WHAT THIS TASK INVOLVES: Transcribe the listing verbatim. Do not carry over any pictures.

SUPPLIED DATA:
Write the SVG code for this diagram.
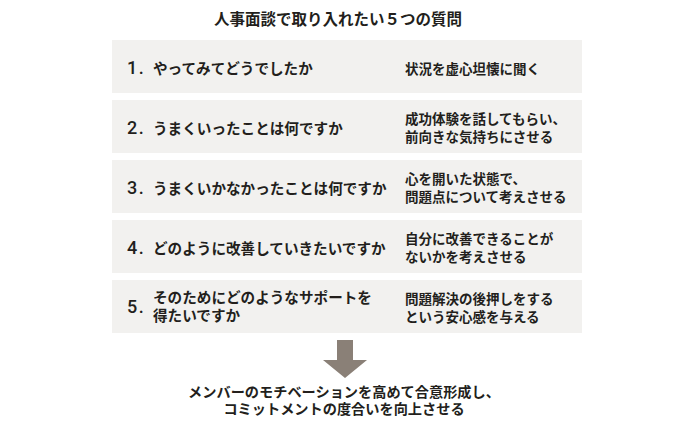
<svg xmlns="http://www.w3.org/2000/svg" width="700" height="427" viewBox="0 0 700 427">
<style>
text{font-family:"Noto Sans CJK JP","Noto Sans",sans-serif;fill:#231f1c;font-weight:600}
.box{fill:#f2f1ef}
.num{font-family:Roboto,"Liberation Sans",Arial,sans-serif;font-size:18px;font-weight:500;letter-spacing:1.5px}
.q{font-size:14.6px}
.a{font-size:13.5px}
.title{font-size:15.5px}
.foot{font-size:14.2px}
</style>
<rect width="700" height="427" fill="#ffffff"/>
<g id="title"><text class="title" x="338" y="25" text-anchor="middle">人事面談で取り入れたい５つの質問</text></g>
<g id="q1">
<rect class="box" x="112" y="40" width="470" height="53"/>
<text class="num" x="127" y="74">1.</text>
<text class="q" x="153" y="74">やってみてどうでしたか</text>
<text class="a" x="405" y="74">状況を虚心坦懐に聞く</text>
</g>
<g id="q2">
<rect class="box" x="112" y="100" width="470" height="53"/>
<text class="num" x="127" y="134">2.</text>
<text class="q" x="153" y="134">うまくいったことは何ですか</text>
<text class="a" x="405" y="124">成功体験を話してもらい、</text>
<text class="a" x="405" y="142">前向きな気持ちにさせる</text>
</g>
<g id="q3">
<rect class="box" x="112" y="160" width="470" height="53"/>
<text class="num" x="127" y="194">3.</text>
<text class="q" x="153" y="194">うまくいかなかったことは何ですか</text>
<text class="a" x="405" y="184">心を開いた状態で、</text>
<text class="a" x="405" y="202">問題点について考えさせる</text>
</g>
<g id="q4">
<rect class="box" x="112" y="220" width="470" height="53"/>
<text class="num" x="127" y="254">4.</text>
<text class="q" x="153" y="254">どのように改善していきたいですか</text>
<text class="a" x="405" y="244">自分に改善できることが</text>
<text class="a" x="405" y="262">ないかを考えさせる</text>
</g>
<g id="q5">
<rect class="box" x="112" y="280" width="470" height="53"/>
<text class="num" x="127" y="313">5.</text>
<text class="q" x="153" y="303">そのためにどのようなサポートを</text>
<text class="q" x="153" y="321">得たいですか</text>
<text class="a" x="405" y="304">問題解決の後押しをする</text>
<text class="a" x="405" y="322">という安心感を与える</text>
</g>
<g id="connectors">
<polygon points="337,340 353,340 353,360 367,360 345,378 323,360 337,360" fill="#8a8077"/>
</g>
<g id="result">
<text class="foot" x="344" y="397" text-anchor="middle">メンバーのモチベーションを高めて合意形成し、</text>
<text class="foot" x="344" y="414" text-anchor="middle">コミットメントの度合いを向上させる</text>
</g>
</svg>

RESPONSE TO THE EXERCISE:
Write the SVG code for this diagram.
<svg xmlns="http://www.w3.org/2000/svg" width="700" height="427" viewBox="0 0 700 427">
<style>
text{font-family:"Noto Sans CJK JP","Noto Sans",sans-serif;fill:#231f1c;font-weight:600}
.box{fill:#f2f1ef}
.num{font-family:Roboto,"Liberation Sans",Arial,sans-serif;font-size:18px;font-weight:500;letter-spacing:1.5px}
.q{font-size:14.6px}
.a{font-size:13.5px}
.title{font-size:15.5px}
.foot{font-size:14.2px}
</style>
<rect width="700" height="427" fill="#ffffff"/>
<g id="title"><text class="title" x="338" y="25" text-anchor="middle">人事面談で取り入れたい５つの質問</text></g>
<g id="q1">
<rect class="box" x="112" y="40" width="470" height="53"/>
<text class="num" x="127" y="74">1.</text>
<text class="q" x="153" y="74">やってみてどうでしたか</text>
<text class="a" x="405" y="74">状況を虚心坦懐に聞く</text>
</g>
<g id="q2">
<rect class="box" x="112" y="100" width="470" height="53"/>
<text class="num" x="127" y="134">2.</text>
<text class="q" x="153" y="134">うまくいったことは何ですか</text>
<text class="a" x="405" y="124">成功体験を話してもらい、</text>
<text class="a" x="405" y="142">前向きな気持ちにさせる</text>
</g>
<g id="q3">
<rect class="box" x="112" y="160" width="470" height="53"/>
<text class="num" x="127" y="194">3.</text>
<text class="q" x="153" y="194">うまくいかなかったことは何ですか</text>
<text class="a" x="405" y="184">心を開いた状態で、</text>
<text class="a" x="405" y="202">問題点について考えさせる</text>
</g>
<g id="q4">
<rect class="box" x="112" y="220" width="470" height="53"/>
<text class="num" x="127" y="254">4.</text>
<text class="q" x="153" y="254">どのように改善していきたいですか</text>
<text class="a" x="405" y="244">自分に改善できることが</text>
<text class="a" x="405" y="262">ないかを考えさせる</text>
</g>
<g id="q5">
<rect class="box" x="112" y="280" width="470" height="53"/>
<text class="num" x="127" y="313">5.</text>
<text class="q" x="153" y="303">そのためにどのようなサポートを</text>
<text class="q" x="153" y="321">得たいですか</text>
<text class="a" x="405" y="304">問題解決の後押しをする</text>
<text class="a" x="405" y="322">という安心感を与える</text>
</g>
<g id="connectors">
<polygon points="337,340 353,340 353,360 367,360 345,378 323,360 337,360" fill="#8a8077"/>
</g>
<g id="result">
<text class="foot" x="344" y="397" text-anchor="middle">メンバーのモチベーションを高めて合意形成し、</text>
<text class="foot" x="344" y="414" text-anchor="middle">コミットメントの度合いを向上させる</text>
</g>
</svg>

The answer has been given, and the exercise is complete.